Little is known of the reign of Tiglath-pileser’s successor, Shalmaneser V (726-722 B.C.), except that he besieged Samaria for three years in response to Hoshea’s failure to pay tribute (2 Kings 17:3-5). The city finally fell to Shalmaneser (2 Kings 17:6; 2 Kings 18:9-12), who apparently died in the same year. His successor, Sargon II (722-705 B.C.), took credit in Assyrian royal inscriptions for deporting 27,290 inhabitants of Samaria.

Sargon campaigned in the region to counter rebellions in Gaza in 720 B.C. and Ashdod in 712 (Isaiah 20:1). Hezekiah of Judah was tempted to join in the Ashdod rebellion, but Isaiah warned against such action (Isaiah 18). Meanwhile, unrest smoldered in other parts of the empire. A rebellious king of Babylon, Merodach-baladan, found support from Elam, Assyria’s enemy to the east. Though forced to flee Babylon in 710 B.C., Merodach-baladan returned some years later to reclaim the throne. He sent emissaries to Hezekiah in Jerusalem (2 Kings 20:12-19; Isaiah 39), apparently as part of preparations for a concerted anti-Assyrian revolt.

News of Sargon’s death in battle served as a signal to anti-Assyrian forces. Sennacherib (704-681 B.C.) ascended the throne in the midst of widespread revolt. Merodach-baladan of Babylon, supported by the Elamites, had inspired the rebellion of all southern Mesopotamia. A number of states in Phoenicia and Palestine were also in rebellion, led by Hezekiah of Judah. After subduing Babylon, Sennacherib turned his attentions westward. In 701 B.C., he reasserted control over the city-states of Phoenicia, sacked Joppa and Ashkelon, and invaded Judah where Hezekiah had made considerable military preparations (2 Kings 20:20; 2 Chron. 32:1-8; 2 Chron. 32:30; Isaiah 22:8b-11). Sennacherib’s own account of the invasion provides a remarkable supplement to the biblical version (2 Kings 18:13-19:36). He claims to have destroyed 46 walled cities (see 2 Kings 18:13) and to have taken 200,150 captives. Sennacherib’s conquest of Lachish is shown in graphic detail in carved panels from his palace at Nineveh. During the siege of Lachish, an Assyrian army was sent against Jerusalem where Hezekiah was "made a prisoner . . . like a bird in a cage." Three of Sennacherib’s dignitaries attempted to negotiate the surrender of Jerusalem (2 Kings 18:17-37), but Hezekiah continued to hold out with the encouragement of Isaiah (2 Kings 19:1-7; 2 Kings 19:20-35). In the end, the Assyrian army withdrew, and Hezekiah paid an enormous tribute (2 Kings 18:14-16). The Assyrian account claims a victory over the Egyptian army and mentions Hezekiah’s tribute but is rather vague about the end of the campaign. The Bible mentions the approach of the Egyptian army (2 Kings 19:9) and tells of a miraculous defeat of the Assyrians by the angel of the Lord (2 Kings 19:35-36). The fifth century B.C. Greek historian Herodotus relates that the Assyrians suffered defeat because a plague of field mice destroyed their equipment. It is not certain whether these accounts can be combined to infer an outbreak of the plague. Certainly, Sennacherib suffered a major setback, for Hezekiah was the only ruler of the revolt to keep his throne.

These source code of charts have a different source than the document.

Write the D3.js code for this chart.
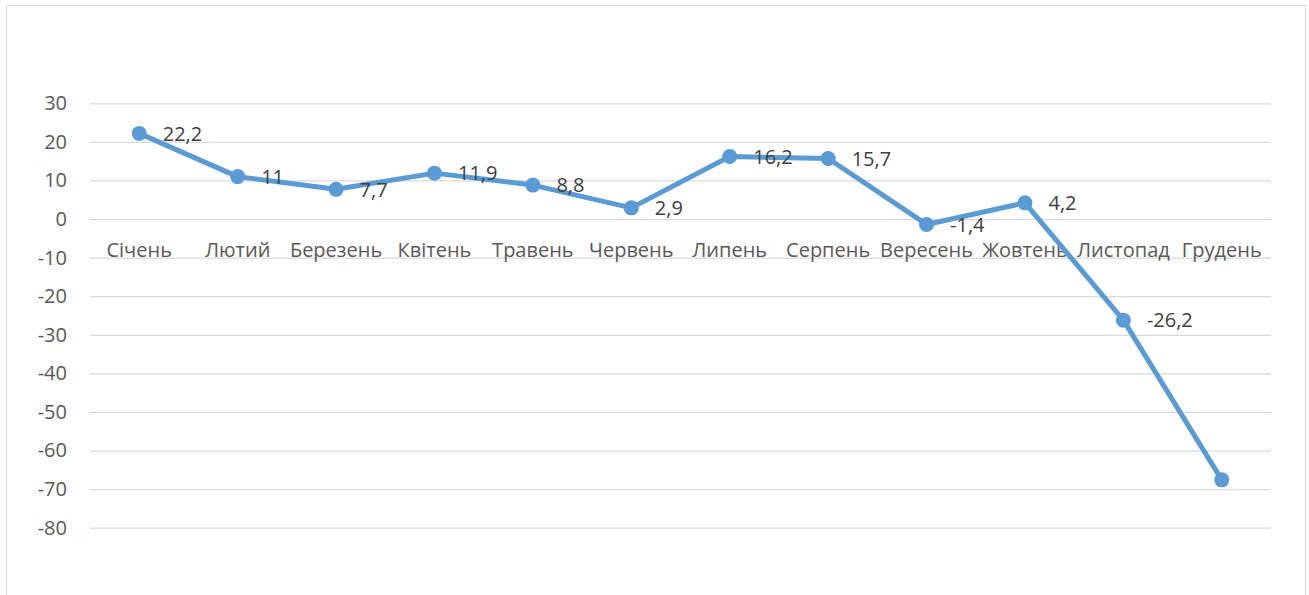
<!DOCTYPE html>
<html><head><meta charset="utf-8">
<script src="https://cdn.jsdelivr.net/npm/d3@7"></script>
<style>
html,body{margin:0;padding:0;background:#fff;}
svg{display:block;}
text{font-family:"Open Sans",sans-serif;}
</style></head>
<body>
<svg id="chart" width="1309" height="595"></svg>
<script>
const categories = ["Січень","Лютий","Березень","Квітень","Травень","Червень","Липень","Серпень","Вересень","Жовтень","Листопад","Грудень"];
const values = [22.2, 11, 7.7, 11.9, 8.8, 2.9, 16.2, 15.7, -1.4, 4.2, -26.2, -67.6];
const dataLabels = ["22,2","11","7,7","11,9","8,8","2,9","16,2","15,7","-1,4","4,2","-26,2",null];
const yTicks = [30,20,10,0,-10,-20,-30,-40,-50,-60,-70,-80];

(function(){
const svg = d3.select("#chart");
const FS = "20px";
// chart border
svg.append("rect").attr("x",6.5).attr("y",5.5).attr("width",1299).attr("height",600)
  .attr("fill","#fff").attr("stroke","#d9d9d9").attr("stroke-width",1);

const pLeft = 90, pRight = 1271, pTop = 103.3, pBottom = 527.7;
const x = d3.scaleBand().domain(categories).range([pLeft,pRight]);
const y = d3.scaleLinear().domain([-80,30]).range([pBottom,pTop]);

// gridlines
const grid = svg.append("g").attr("class","grid")
  .attr("transform",`translate(${pLeft},0)`)
  .call(d3.axisLeft(y).tickValues(yTicks).tickSize(-(pRight-pLeft)).tickFormat(""));
grid.select(".domain").remove();
grid.selectAll("line").attr("stroke","#d9d9d9").attr("stroke-width",1.3);

// y axis labels
const ya = svg.append("g").attr("transform",`translate(${pLeft},0)`)
  .call(d3.axisLeft(y).tickValues(yTicks).tickSize(0).tickPadding(23).tickFormat(d=>String(d)));
ya.select(".domain").remove();
ya.selectAll("text").attr("fill","#595959").style("font-size",FS).style("font-family","'Open Sans',sans-serif");

// x axis labels at zero line
const xa = svg.append("g").attr("transform",`translate(0,${y(0)})`)
  .call(d3.axisBottom(x).tickSize(0).tickPadding(23.5));
xa.select(".domain").remove();
xa.selectAll("text").attr("fill","#595959").style("font-size",FS).style("font-family","'Open Sans',sans-serif");

const cx = d => x(d) + x.bandwidth()/2;
const pts = categories.map((c,i)=>({c, v: values[i], l: dataLabels[i]}));

svg.append("path").datum(pts)
  .attr("fill","none").attr("stroke","#5b9bd5").attr("stroke-width",5)
  .attr("stroke-linejoin","round")
  .attr("d", d3.line().x(d=>cx(d.c)).y(d=>y(d.v)));

svg.selectAll("circle.pt").data(pts).enter().append("circle")
  .attr("cx",d=>cx(d.c)).attr("cy",d=>y(d.v)).attr("r",7.5).attr("fill","#5b9bd5");

svg.selectAll("text.lbl").data(pts.filter(d=>d.l!==null)).enter().append("text")
  .attr("class","lbl")
  .attr("x",d=>cx(d.c)+23.5).attr("y",d=>y(d.v))
  .attr("dy","0.36em")
  .attr("fill","#404040").style("font-size",FS)
  .text(d=>d.l);
})();
</script>
</body></html>
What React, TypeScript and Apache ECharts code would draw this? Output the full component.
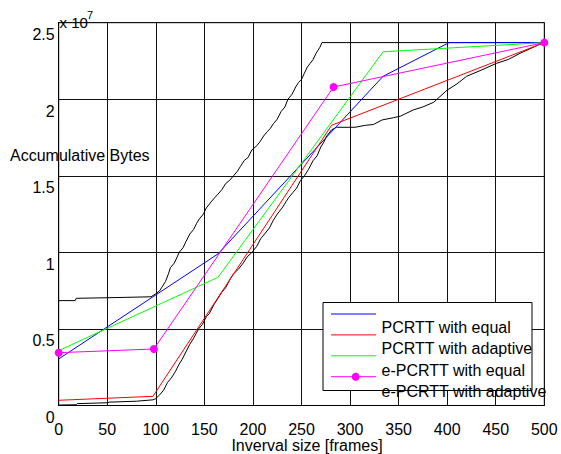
import React, { useEffect, useRef } from "react";
import * as echarts from "echarts";

// x: interval size [frames], y: accumulative bytes (x 10^7)
const xTickMin = 0;
const xTickMax = 500;
const xTickStep = 50;
const yTickMin = 0;
const yTickMax = 2.5;
const yTickStep = 0.5;

const upperEnvelopeX = [0, 17, 18, 60, 95, 100, 104, 106, 110, 113, 115, 119, 122, 124, 128, 131, 135, 139, 142, 145, 149, 152, 157, 161, 164, 168, 172, 176, 180, 184, 187, 191, 195, 199, 203, 207, 211, 215, 218, 221, 225, 229, 233, 236, 240, 244, 247, 250, 253, 256, 259, 262, 265, 267, 269, 271, 500];
const upperEnvelopeY = [0.685, 0.685, 0.7, 0.705, 0.71, 0.73, 0.75, 0.77, 0.81, 0.86, 0.9, 0.93, 0.97, 1.0, 1.03, 1.07, 1.12, 1.15, 1.19, 1.22, 1.25, 1.29, 1.33, 1.36, 1.38, 1.41, 1.45, 1.47, 1.5, 1.53, 1.56, 1.6, 1.62, 1.67, 1.69, 1.72, 1.76, 1.79, 1.81, 1.84, 1.87, 1.92, 1.95, 2.0, 2.03, 2.08, 2.11, 2.13, 2.17, 2.21, 2.235, 2.26, 2.3, 2.32, 2.34, 2.37, 2.37];

const lowerEnvelopeX = [0, 18, 19, 50, 52, 80, 97, 100, 104, 108, 112, 116, 120, 124, 127, 131, 135, 139, 144, 148, 152, 155, 160, 164, 168, 172, 176, 180, 185, 190, 194, 199, 204, 208, 212, 217, 221, 225, 230, 234, 237, 241, 245, 249, 253, 257, 262, 266, 270, 273, 276, 281, 286, 305, 316, 324, 333, 345, 352, 365, 375, 386, 400, 410, 420, 435, 451, 463, 475, 494, 500];
const lowerEnvelopeY = [0.003, 0.005, 0.012, 0.018, 0.022, 0.028, 0.037, 0.045, 0.07, 0.1, 0.15, 0.18, 0.22, 0.27, 0.3, 0.35, 0.4, 0.44, 0.5, 0.53, 0.58, 0.6, 0.66, 0.7, 0.74, 0.77, 0.82, 0.86, 0.89, 0.93, 0.97, 1.0, 1.04, 1.09, 1.12, 1.16, 1.21, 1.25, 1.29, 1.33, 1.36, 1.39, 1.42, 1.47, 1.5, 1.54, 1.6, 1.63, 1.69, 1.72, 1.76, 1.8, 1.817, 1.817, 1.83, 1.835, 1.865, 1.88, 1.89, 1.93, 1.95, 1.98, 2.06, 2.1, 2.15, 2.19, 2.235, 2.26, 2.3, 2.355, 2.37];

const blueX = [0, 164, 334, 402, 500];
const blueY = [0.304, 0.99, 2.15, 2.37, 2.37];

const redX = [0, 97, 281, 500];
const redY = [0.034, 0.06, 1.83, 2.37];

const greenX = [0, 164, 334, 500];
const greenY = [0.358, 0.837, 2.31, 2.37];

const magentaX = [0, 98, 283, 500];
const magentaY = [0.345, 0.369, 2.08, 2.37];

const legendLineColors = ["#0000ff", "#ff0000", "#00ff00", "#ff00ff"];
const legendLabels = ["PCRTT with equal", "PCRTT with adaptive", "e-PCRTT with equal", "e-PCRTT with adaptive"];

const yAxisTitle = "Accumulative Bytes";
const xAxisTitle = "Inverval size [frames]";

const FONT = "'Liberation Sans', Arial, Helvetica, sans-serif";

const zip = (xs: number[], ys: number[]) => xs.map((x, i) => [x, ys[i]]);

export default function App() {
  const ref = useRef<HTMLDivElement>(null);
  useEffect(() => {
    if (!ref.current) return;
    const chart = echarts.init(ref.current, null, { renderer: "svg" });

    const legendGraphics: any[] = [
      {
        type: "rect",
        z: 100,
        shape: { x: 323, y: 302.5, width: 209, height: 88 },
        style: { fill: "#fff", stroke: "#000", lineWidth: 1 },
      },
    ];
    legendLineColors.forEach((c, i) => {
      const y = 314 + 20.9 * i;
      legendGraphics.push({
        type: "line",
        z: 101,
        shape: { x1: 331, y1: y, x2: 376, y2: y },
        style: { stroke: c, lineWidth: 1 },
      });
      if (i === 3) {
        legendGraphics.push({
          type: "circle",
          z: 102,
          shape: { cx: 355.7, cy: y, r: 4 },
          style: { fill: c },
        });
      }
    });
    legendLabels.forEach((t, i) => {
      legendGraphics.push({
        type: "text",
        z: 103,
        x: 381.5,
        y: 327.3 + 21.4 * i,
        style: {
          text: t,
          font: `16px ${FONT}`,
          fill: "#000",
          verticalAlign: "middle",
          align: "left",
        },
      });
    });

    chart.setOption({
      animation: false,
      backgroundColor: "#fff",
      grid: {
        left: 58.7,
        right: 16.7,
        top: 22.7,
        bottom: 48.5,
        show: true,
        borderColor: "#000",
        borderWidth: 1,
        backgroundColor: "#fff",
        containLabel: false,
        outerBoundsMode: "none",
      },
      xAxis: {
        type: "value",
        min: xTickMin,
        max: xTickMax,
        interval: xTickStep,
        axisLine: { show: true, lineStyle: { color: "#000", width: 1 } },
        axisTick: { show: false },
        splitLine: { show: true, lineStyle: { color: "#111", width: 1 } },
        axisLabel: {
          color: "#000",
          fontFamily: FONT,
          fontSize: 16,
          margin: 16,
          verticalAlign: "top",
          showMinLabel: true,
          showMaxLabel: true,
        },
      },
      yAxis: {
        type: "value",
        min: yTickMin,
        max: yTickMax,
        interval: yTickStep,
        axisLine: { show: true, lineStyle: { color: "#000", width: 1 } },
        axisTick: { show: false },
        splitLine: { show: true, lineStyle: { color: "#111", width: 1 } },
        axisLabel: {
          color: "#000",
          fontFamily: FONT,
          fontSize: 16,
          margin: 4,
          verticalAlign: "top",
          padding: [4, 0, 0, 0],
          showMinLabel: true,
          showMaxLabel: true,
        },
      },
      series: [
        {
          type: "line",
          data: zip(upperEnvelopeX, upperEnvelopeY),
          showSymbol: false,
          lineStyle: { color: "#000", width: 1 },
          itemStyle: { color: "#000" },
          z: 2,
        },
        {
          type: "line",
          data: zip(lowerEnvelopeX, lowerEnvelopeY),
          showSymbol: false,
          lineStyle: { color: "#000", width: 1 },
          itemStyle: { color: "#000" },
          z: 2,
        },
        {
          type: "line",
          data: zip(blueX, blueY),
          showSymbol: false,
          lineStyle: { color: "#0000ff", width: 1 },
          itemStyle: { color: "#0000ff" },
          z: 3,
        },
        {
          type: "line",
          data: zip(redX, redY),
          showSymbol: false,
          lineStyle: { color: "#ff0000", width: 1 },
          itemStyle: { color: "#ff0000" },
          z: 3,
        },
        {
          type: "line",
          data: zip(greenX, greenY),
          showSymbol: false,
          lineStyle: { color: "#00ff00", width: 1 },
          itemStyle: { color: "#00ff00" },
          z: 3,
        },
        {
          type: "line",
          data: zip(magentaX, magentaY),
          showSymbol: true,
          symbol: "circle",
          symbolSize: 8,
          lineStyle: { color: "#ff00ff", width: 1 },
          itemStyle: { color: "#ff00ff" },
          z: 4,
        },
      ],
      graphic: [
        {
          type: "text",
          z: 100,
          x: 10,
          y: 155,
          style: {
            text: yAxisTitle,
            font: `16px ${FONT}`,
            fill: "#000",
            verticalAlign: "middle",
            align: "left",
          },
        },
        {
          type: "text",
          z: 100,
          x: 307,
          y: 445.5,
          style: {
            text: xAxisTitle,
            font: `16px ${FONT}`,
            fill: "#000",
            verticalAlign: "middle",
            align: "center",
          },
        },
        {
          type: "text",
          z: 100,
          x: 59.5,
          y: 22.7,
          style: {
            text: "x 10",
            font: `15px ${FONT}`,
            fill: "#000",
            verticalAlign: "middle",
            align: "left",
          },
        },
        {
          type: "text",
          z: 100,
          x: 87,
          y: 15,
          style: {
            text: "7",
            font: `11px ${FONT}`,
            fill: "#000",
            verticalAlign: "middle",
            align: "left",
          },
        },
        ...legendGraphics,
      ],
    });
    return () => chart.dispose();
  }, []);
  return (
    <div
      ref={ref}
      style={{ position: "fixed", left: 0, top: 0, width: 561, height: 454 }}
    />
  );
}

On a more peaceful front, Sennacherib conducted some major building projects in Assyria. The ancient city of Nineveh was rebuilt as the new royal residence and Assyrian capital. War continued, however, with Elam, which also influenced Babylon to rebel again. An enraged Sennacherib razed the sacred city in 689 B.C. His murder, at the hands of his own sons (2 Kings 19:37) in 681 B.C., was interpreted by Babylonians as divine judgment for destroying their city.

Esarhaddon (681-669 B.C.) emerged as the new king and immediately began the rebuilding of Babylon, an act which won the allegiance of the local populace. He warred with nomadic tribes to the north and quelled a rebellion in Phoenicia, while Manasseh of Judah remained a loyal vassal. His greatest military adventure, however, was an invasion of Egypt conducted in 671 B.C. The Pharaoh Taharqa fled south as Memphis fell to the Assyrians, but returned and fomented rebellion two years later. Esarhaddon died in 669 B.C. on his way back to subjugate Egypt.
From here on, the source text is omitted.